Democrats are pushing to end qualified immunity which shields officers like Rolfe from civil lawsuits. 

"We have to ask ourselves as a society, do we want to have a nation where police officers do really awful things...not be held accountable to civil rights charges," said Senator Cory Booker (D) New Jersey.

But the president and other Republicans say qualified immunity is off the table. Senator Tim Scott called it a poison pill that will kill police reform legislation.

"We're going to have to find a path that helps us reduce misconduct within the officers and at the same time we know that any poison pill in legislation means we get nothing done," Scott explained. "That sends the wrong signal, perhaps the worst signal right now in America. "

Scott has been working on police reform for five years and Republicans have tasked him with drafting a proposal in the Senate. 

Key points are improved officer training and greater transparency when wrongdoing occurs. 

Also, Scott and others like Oklahoma Senator James Lankford support banning chokeholds.

"That is one of the things we should have engaged in a long time ago. Many departments around the country have already banned chokeholds. A lot of other departments are increasing that now," Lankford explained.

President Trump is expected to sign an executive order this week setting national standards for police. He agrees chokeholds should be banned except in certain situations where an officer's life may be under threat.

 "So, you have to be careful. With that being said, I think it would be a very good thing that generally speaking it should be ended," the president insisted.
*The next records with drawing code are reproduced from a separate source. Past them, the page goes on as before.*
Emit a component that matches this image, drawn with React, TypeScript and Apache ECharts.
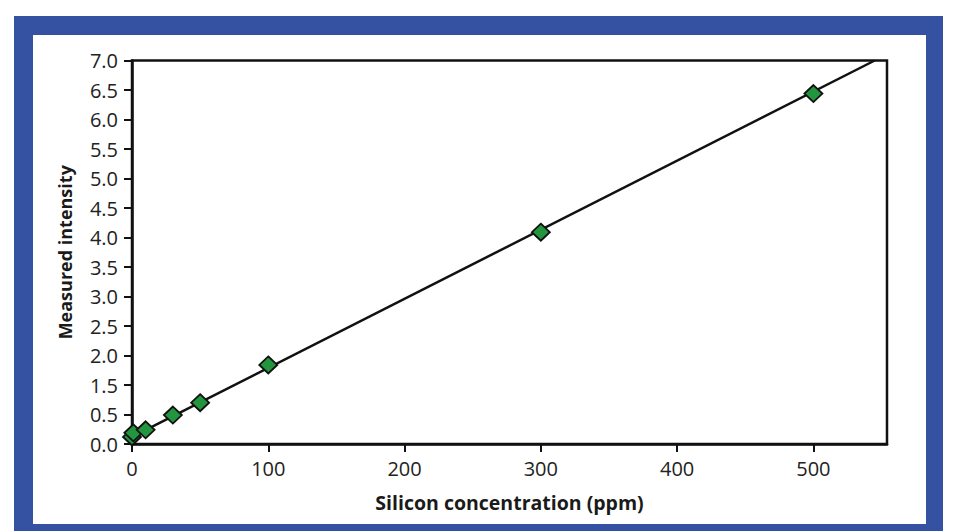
import React, { useEffect, useRef } from "react";
import * as echarts from "echarts";

// Measured points (x in ppm, y in axis units as drawn)
const CONCENTRATION = [0, 1, 10, 30, 50, 100, 300, 500];
const INTENSITY = [0.12, 0.19, 0.24, 0.49, 0.7, 1.34, 3.59, 5.94];
// Calibration line end points
const FIT_X = [0, 545];
const FIT_Y = [0.12, 6.5];
// Tick labels as printed in the original (no "1.0" label)
const Y_TICK_LABELS = ["0.0", "0.5", "1.5", "2.0", "2.5", "3.0", "3.5", "4.0", "4.5", "5.0", "5.5", "6.0", "6.5", "7.0"];
const X_TICKS = [0, 100, 200, 300, 400, 500];

const FONT = "'Open Sans', 'Noto Sans', sans-serif";

export default function App() {
  const ref = useRef<HTMLDivElement>(null);
  useEffect(() => {
    document.body.style.margin = "0";
    const chart = echarts.init(ref.current!, undefined, { renderer: "svg" });
    const scatterData = CONCENTRATION.map((x, i) => [x, INTENSITY[i]]);
    const fitData = FIT_X.map((x, i) => [x, FIT_Y[i]]);
    chart.setOption({
      animation: false,
      backgroundColor: "#ffffff",
      graphic: [
        { type: "rect", z: -20, silent: true, shape: { x: 14, y: 16, width: 929, height: 520 }, style: { fill: "#3451a2" } },
        { type: "rect", z: -19, silent: true, shape: { x: 33, y: 35, width: 893, height: 489 }, style: { fill: "#ffffff" } },
      ],
      grid: {
        left: 132,
        right: 68,
        top: 60.5,
        bottom: 87,
        show: true,
        borderColor: "#111",
        borderWidth: 2.5,
        backgroundColor: "transparent",
      },
      xAxis: {
        type: "value",
        min: 0,
        max: 554,
        interval: 100,
        splitLine: { show: false },
        axisLine: { show: true, onZero: false, lineStyle: { color: "#111", width: 2.5 } },
        axisTick: { show: true, inside: false, length: 8, lineStyle: { color: "#111", width: 2 }, customValues: X_TICKS },
        axisLabel: { customValues: X_TICKS, margin: 14, fontFamily: FONT, fontSize: 20, color: "#222" },
        name: "Silicon concentration (ppm)",
        nameLocation: "middle",
        nameGap: 48,
        nameTextStyle: { fontFamily: FONT, fontSize: 19.5, fontWeight: "bold", color: "#1a1a1a" },
      },
      yAxis: {
        type: "value",
        min: 0,
        max: 6.5,
        interval: 0.5,
        splitLine: { show: false },
        axisLine: { show: true, onZero: false, lineStyle: { color: "#111", width: 2.5 } },
        axisTick: { show: true, inside: false, length: 8, lineStyle: { color: "#111", width: 2 } },
        axisLabel: {
          margin: 14,
          fontFamily: FONT,
          fontSize: 20,
          color: "#222",
          formatter: (_v: number, idx: number) => Y_TICK_LABELS[idx] ?? "",
        },
        name: "Measured intensity",
        nameLocation: "middle",
        nameGap: 58,
        nameTextStyle: { fontFamily: FONT, fontSize: 18, fontWeight: "bold", color: "#1a1a1a" },
      },
      series: [
        {
          type: "line",
          data: fitData,
          symbol: "none",
          lineStyle: { color: "#111", width: 2.5 },
          z: 2,
          silent: true,
        },
        {
          type: "scatter",
          data: scatterData,
          symbol: "diamond",
          symbolSize: [18, 17],
          clip: false,
          itemStyle: { color: "#23953f", borderColor: "#111", borderWidth: 1.8, opacity: 1 },
          z: 3,
        },
      ],
    });
    return () => chart.dispose();
  }, []);
  return <div ref={ref} style={{ width: 955, height: 531 }} />;
}
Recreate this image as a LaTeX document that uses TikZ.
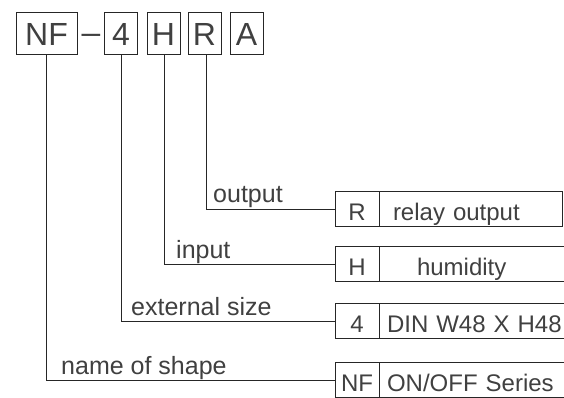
\documentclass[tikz,border=0pt]{standalone}
\usepackage{fontspec}
\setmainfont{Liberation Sans}
\usetikzlibrary{positioning}
\tikzset{
    line width=2.1pt,
    code box/.style={draw=black!85, text=black!75, outer sep=0pt, inner xsep=0pt,
        inner ysep=1pt, text height=32pt, text depth=8pt, font=\fontsize{32}{36}\selectfont},
    key box/.style={draw=black!85, text=black!75, outer sep=0pt, minimum width=44pt,
        inner xsep=0pt, inner ysep=2.5pt, text height=26pt, text depth=4pt,
        font=\fontsize{24}{28}\selectfont},
    desc box/.style={key box, align=left},
    tag/.style={text=black!75, inner sep=0pt, anchor=base west, font=\fontsize{25}{28}\selectfont}
}

\begin{document}
\begin{tikzpicture}[x=1pt,y=-1pt]
    \useasboundingbox (0,0) rectangle (564,397);

    % model code
    \node[code box, minimum width=61pt] (nf) at (46.5,33) {NF};
    \node[text=black!75, inner sep=0pt, xscale=1.05, font=\fontsize{32}{36}\selectfont] (dash) at (91,39) {–};
    \node[code box, minimum width=33pt] (size) at (121,33) {4};
    \node[code box, minimum width=33pt] (inp) at (163.5,33) {H};
    \node[code box, minimum width=33pt] (outp) at (204.5,33) {R};
    \node[code box, minimum width=33pt] (extra) at (246.5,33) {A};

    % meaning of each letter
    \node[key box] (outkey) at (357,209) {R};
    \node[desc box, right=0pt of outkey, inner xsep=14pt, text width=155pt] (outdesc) {relay output};
    \node[key box] (inkey) at (357,264) {H};
    \node[desc box, right=0pt of inkey, inner xsep=38pt, text width=124pt] (indesc) {humidity};
    \node[key box] (sizekey) at (357,321) {4};
    \node[desc box, right=0pt of sizekey, inner xsep=8pt, text width=184pt] (sizedesc) {DIN W48 X H48};
    \node[key box] (nfkey) at (357,380) {NF};
    \node[desc box, right=0pt of nfkey, inner xsep=8pt, text width=184pt] (nfdesc) {ON/OFF Series};

    \node[tag] (outtag) at (213,202) {output};
    \node[tag] (intag) at (176,258) {input};
    \node[tag] (sizetag) at (131,315) {external size};
    \node[tag] (nftag) at (61,374) {name of shape};

    \draw[black!85] ([xshift=1.5pt]outp.south) |- (outkey.west);
    \draw[black!85] ([xshift=1pt]inp.south) |- (inkey.west);
    \draw[black!85] (size.south) |- (sizekey.west);
    \draw[black!85] (nf.south) |- (nfkey.west);

\end{tikzpicture}
\end{document}
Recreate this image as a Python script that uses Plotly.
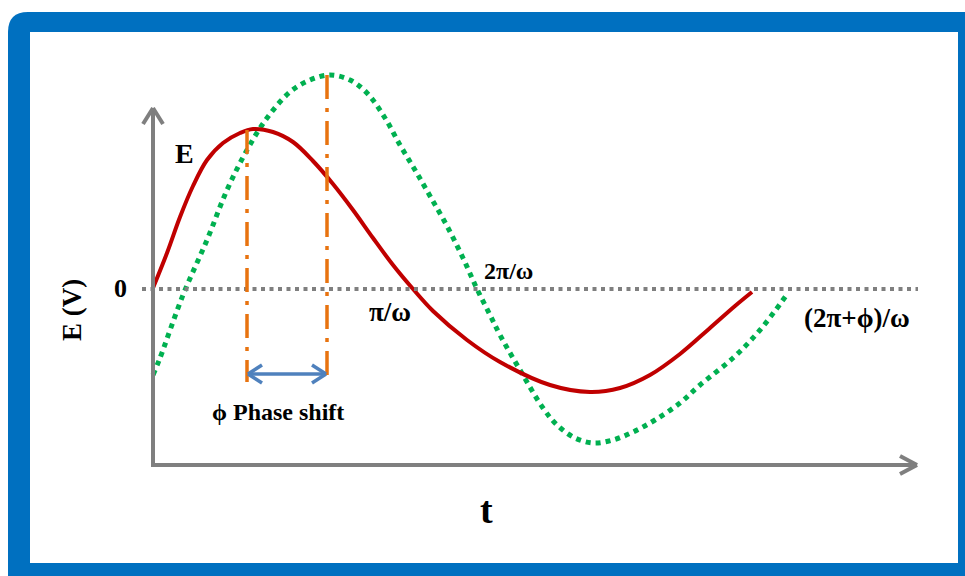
import plotly.graph_objects as go

# Coordinates: t measured from the origin, E measured up from the zero line
# (both in drawing units, 1 unit = 1 screen pixel).
t_red = [0, 14, 27, 40, 54, 70, 87, 100, 120, 140, 160, 180, 200, 220, 240,
         260, 280, 314, 347, 397, 437, 467, 497, 527, 557, 582, 599]
e_red = [1, 36, 72, 103, 129, 146, 156, 160, 157, 147, 128, 105, 79, 51, 24,
         0, -22, -51, -73, -96, -103, -99, -86, -65, -39, -17, -3]

t_green = [0, 7, 30, 54, 74, 94, 114, 137, 157, 177, 197, 214, 232, 247, 262,
           277, 294, 310, 324, 337, 347, 367, 390, 404, 422, 440, 460, 480,
           502, 527, 547, 580, 607, 635]
e_green = [-86, -69, -6, 49, 99, 139, 171, 197, 209, 214, 209, 196, 171, 144,
           119, 93, 63, 31, 0, -26, -46, -81, -119, -136, -149, -154, -151,
           -143, -131, -114, -96, -69, -41, -4]

# Phase-shift markers
t_peaks = [94, 174]
e_peak_top = [159, 214]
e_peak_bottom = [-93, -86]

labels = [
    dict(text="E", t=31, e=136, size=28),
    dict(text="0", t=-33, e=1, size=26),
    dict(text="π/ω", t=237, e=-23, size=27),
    dict(text="2π/ω", t=355, e=18, size=24),
    dict(text="(2π+ϕ)/ω", t=704, e=-29, size=27),
    dict(text="ϕ Phase shift", t=125, e=-123, size=24),
    dict(text="t", t=333, e=-221, size=38),
]

X0, Y0 = 153, 289  # screen position of the origin


def sx(px):
    return px - X0


def sy(py):
    return Y0 - py


fig = go.Figure()

shapes = []
# Blue frame with rounded outer corner
shapes.append(dict(
    type="path", xref="x", yref="y", layer="below",
    path=(f"M {sx(8)},{sy(32)} Q {sx(8)},{sy(12)} {sx(28)},{sy(12)} "
          f"L {sx(990)},{sy(12)} L {sx(990)},{sy(600)} L {sx(8)},{sy(600)} Z"),
    fillcolor="#0070C0", line=dict(width=0)))
shapes.append(dict(
    type="rect", xref="x", yref="y", layer="below",
    x0=sx(30), x1=sx(958), y0=sy(32), y1=sy(563),
    fillcolor="white", line=dict(width=0)))

gray = "#7F7F7F"
# Zero line
shapes.append(dict(type="line", x0=sx(142), x1=sx(918), y0=0, y1=0,
                   line=dict(color=gray, width=4, dash="4px,4.5px")))
# Axes
shapes.append(dict(type="line", x0=0, x1=0, y0=sy(466), y1=sy(109),
                   line=dict(color=gray, width=4)))
shapes.append(dict(type="line", x0=sx(151), x1=sx(917), y0=sy(465), y1=sy(465),
                   line=dict(color=gray, width=4)))
# Arrow heads on the axes
for (x1, y1, x2, y2) in [(143, 124, 153, 108), (163, 124, 153, 108),
                         (900, 456, 917, 465), (900, 474, 917, 465)]:
    shapes.append(dict(type="line", x0=sx(x1), y0=sy(y1), x1=sx(x2), y1=sy(y2),
                       line=dict(color=gray, width=4)))

# Dash-dot markers at the two peaks
orange = "#E8730F"
for tp, top, bot in zip(t_peaks, e_peak_top, e_peak_bottom):
    shapes.append(dict(type="line", x0=tp, x1=tp, y0=top, y1=bot,
                       line=dict(color=orange, width=3.5,
                                 dash="24px,9px,4px,9px")))

# Double-headed phase-shift arrow
blue = "#4F81BD"
ya = -85
shapes.append(dict(type="line", x0=t_peaks[0] + 2, x1=t_peaks[1] - 2, y0=ya, y1=ya,
                   line=dict(color=blue, width=3.5)))
for tip, d in [(t_peaks[0] + 1, 1), (t_peaks[1] - 1, -1)]:
    for dy in (9, -9):
        shapes.append(dict(type="line", x0=tip, y0=ya, x1=tip + d * 14, y1=ya + dy,
                           line=dict(color=blue, width=3.5)))

fig.add_trace(go.Scatter(x=t_green, y=e_green, mode="lines",
                         line=dict(color="#00B050", width=5, dash="5px,5px",
                                   shape="spline", smoothing=1.0),
                         hoverinfo="skip"))
fig.add_trace(go.Scatter(x=t_red, y=e_red, mode="lines",
                         line=dict(color="#C00000", width=4,
                                   shape="spline", smoothing=1.0),
                         hoverinfo="skip"))

font_family = "Liberation Serif, Times New Roman, serif"
annotations = [
    dict(x=lab["t"], y=lab["e"], text=f"<b>{lab['text']}</b>", showarrow=False,
         font=dict(family=font_family, size=lab["size"], color="black"),
         xanchor="center", yanchor="middle")
    for lab in labels
]
annotations.append(dict(x=sx(72), y=sy(310), text="<b>E (V)</b>", showarrow=False,
                        textangle=-90,
                        font=dict(family=font_family, size=27, color="black"),
                        xanchor="center", yanchor="middle"))

fig.update_layout(
    width=965, height=576,
    margin=dict(l=0, r=0, t=0, b=0),
    paper_bgcolor="white", plot_bgcolor="white",
    showlegend=False,
    xaxis=dict(range=[sx(0), sx(965)], visible=False, fixedrange=True),
    yaxis=dict(range=[sy(576), sy(0)], visible=False, fixedrange=True),
    shapes=shapes,
    annotations=annotations,
)

fig.write_html("out.html", config={"displayModeBar": False})
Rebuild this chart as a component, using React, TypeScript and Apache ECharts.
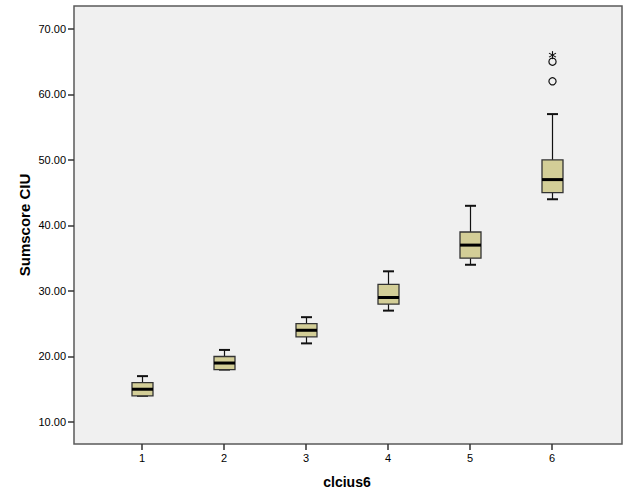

Ben Carson--Trump's only black cabinet member said it's time for Americans to come together and calmly share
their multiple perspectives.

 "We have to stop putting everything into the arena of combat and let's see if we can find a way to work together because if we don't, we're doomed," Carson warned.

And there were some rays of hope, healing, and grace--"Amazing Grace" shared over the weekend in Nashville where Christians participated in an evangelistic outreach called "Awake Tennessee." They took to singing the popular hymn outside a nightclub on Broadway that was looted recently by rioters.